SUPPLIED MATERIAL:

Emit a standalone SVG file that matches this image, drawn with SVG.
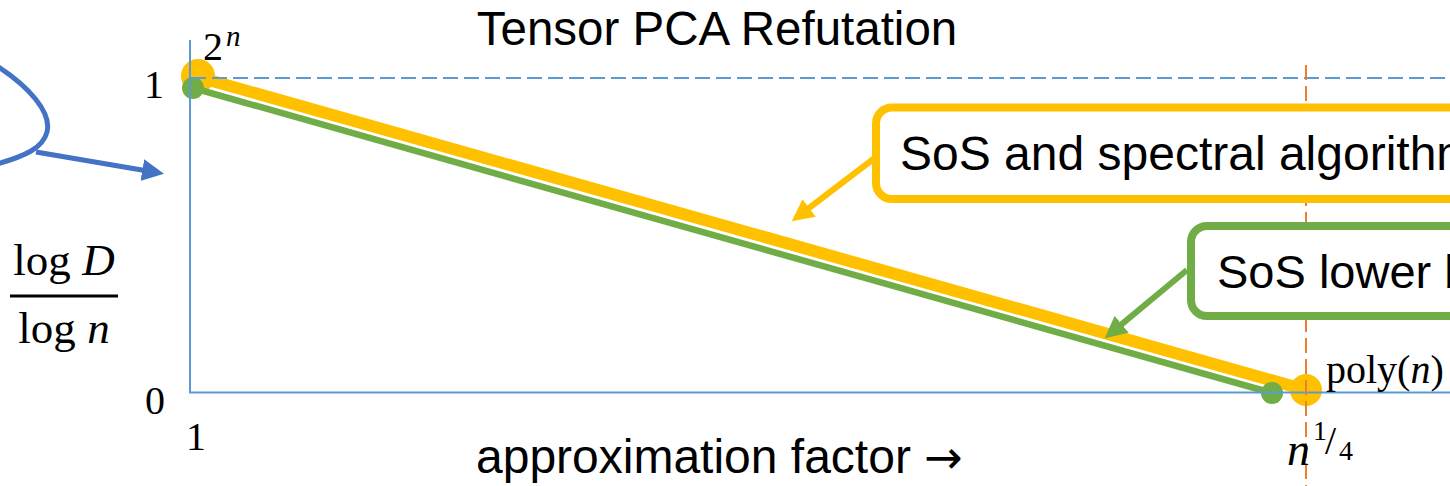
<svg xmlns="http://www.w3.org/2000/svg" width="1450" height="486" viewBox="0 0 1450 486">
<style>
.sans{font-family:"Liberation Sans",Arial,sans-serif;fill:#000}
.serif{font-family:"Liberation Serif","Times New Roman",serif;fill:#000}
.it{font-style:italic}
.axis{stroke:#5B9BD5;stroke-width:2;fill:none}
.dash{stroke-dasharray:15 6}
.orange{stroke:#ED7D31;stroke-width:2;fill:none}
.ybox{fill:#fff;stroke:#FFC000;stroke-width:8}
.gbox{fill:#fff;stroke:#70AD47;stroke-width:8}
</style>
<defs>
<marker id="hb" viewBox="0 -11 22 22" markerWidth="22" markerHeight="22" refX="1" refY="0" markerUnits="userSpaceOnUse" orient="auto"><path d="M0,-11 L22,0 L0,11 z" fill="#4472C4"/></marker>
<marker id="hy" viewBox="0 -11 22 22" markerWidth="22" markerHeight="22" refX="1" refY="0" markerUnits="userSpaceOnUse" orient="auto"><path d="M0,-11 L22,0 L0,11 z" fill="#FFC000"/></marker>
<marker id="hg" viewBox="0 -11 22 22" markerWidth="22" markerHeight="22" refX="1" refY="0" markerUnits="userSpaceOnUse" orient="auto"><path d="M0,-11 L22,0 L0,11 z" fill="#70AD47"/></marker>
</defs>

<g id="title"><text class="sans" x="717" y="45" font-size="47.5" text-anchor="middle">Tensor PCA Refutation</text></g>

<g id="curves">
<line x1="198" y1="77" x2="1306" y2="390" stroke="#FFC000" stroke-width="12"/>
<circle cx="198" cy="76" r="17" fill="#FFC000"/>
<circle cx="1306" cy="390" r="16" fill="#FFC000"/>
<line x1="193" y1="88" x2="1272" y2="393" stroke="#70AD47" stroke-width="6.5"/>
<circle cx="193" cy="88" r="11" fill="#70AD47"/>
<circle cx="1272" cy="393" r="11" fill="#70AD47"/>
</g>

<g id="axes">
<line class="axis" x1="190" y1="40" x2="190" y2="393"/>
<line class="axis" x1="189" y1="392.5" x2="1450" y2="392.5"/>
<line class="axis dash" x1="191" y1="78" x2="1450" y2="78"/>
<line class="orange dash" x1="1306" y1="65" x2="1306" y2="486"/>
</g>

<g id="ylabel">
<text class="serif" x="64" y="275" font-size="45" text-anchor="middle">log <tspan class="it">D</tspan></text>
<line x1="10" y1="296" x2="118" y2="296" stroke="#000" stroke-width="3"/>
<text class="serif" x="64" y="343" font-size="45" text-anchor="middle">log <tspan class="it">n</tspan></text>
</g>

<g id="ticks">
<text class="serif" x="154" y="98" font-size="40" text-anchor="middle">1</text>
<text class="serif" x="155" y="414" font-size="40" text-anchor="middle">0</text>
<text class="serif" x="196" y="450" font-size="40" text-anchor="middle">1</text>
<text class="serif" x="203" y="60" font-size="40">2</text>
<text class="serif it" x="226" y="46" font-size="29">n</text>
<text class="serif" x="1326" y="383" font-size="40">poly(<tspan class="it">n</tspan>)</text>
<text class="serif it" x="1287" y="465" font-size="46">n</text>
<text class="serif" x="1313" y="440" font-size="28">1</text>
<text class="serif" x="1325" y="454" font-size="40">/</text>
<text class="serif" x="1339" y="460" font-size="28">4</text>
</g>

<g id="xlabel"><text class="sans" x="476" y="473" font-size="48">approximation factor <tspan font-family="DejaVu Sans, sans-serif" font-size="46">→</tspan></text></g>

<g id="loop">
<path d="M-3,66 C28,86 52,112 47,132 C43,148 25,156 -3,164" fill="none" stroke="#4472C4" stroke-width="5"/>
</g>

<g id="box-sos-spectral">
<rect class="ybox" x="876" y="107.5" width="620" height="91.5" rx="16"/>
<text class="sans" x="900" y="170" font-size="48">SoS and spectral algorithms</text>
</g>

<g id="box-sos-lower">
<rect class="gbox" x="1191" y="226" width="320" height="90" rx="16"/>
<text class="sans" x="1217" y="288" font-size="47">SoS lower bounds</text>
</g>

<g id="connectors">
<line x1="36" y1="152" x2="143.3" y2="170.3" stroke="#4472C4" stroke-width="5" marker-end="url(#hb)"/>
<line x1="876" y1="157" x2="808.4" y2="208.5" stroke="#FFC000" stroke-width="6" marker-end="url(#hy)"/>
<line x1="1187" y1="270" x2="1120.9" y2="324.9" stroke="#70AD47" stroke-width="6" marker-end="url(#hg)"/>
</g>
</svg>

...

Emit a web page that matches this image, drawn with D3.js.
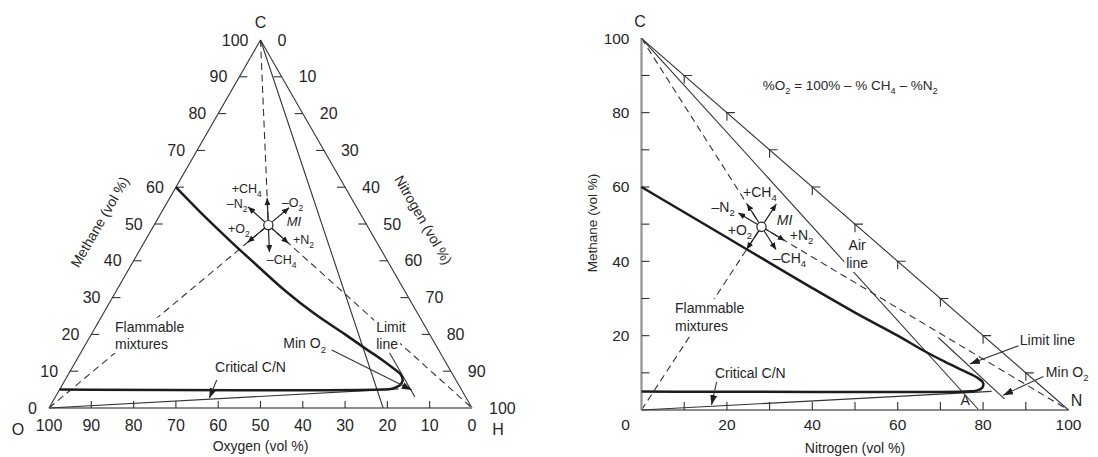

DESCRIPTION OF THE TASK: Return all lines of the material above in which the word "image" occurs.

PROBLEM SOLUTION:
Emit a standalone SVG file that matches this image, drawn with SVG.
Emit a web page that matches this image, drawn with D3.js.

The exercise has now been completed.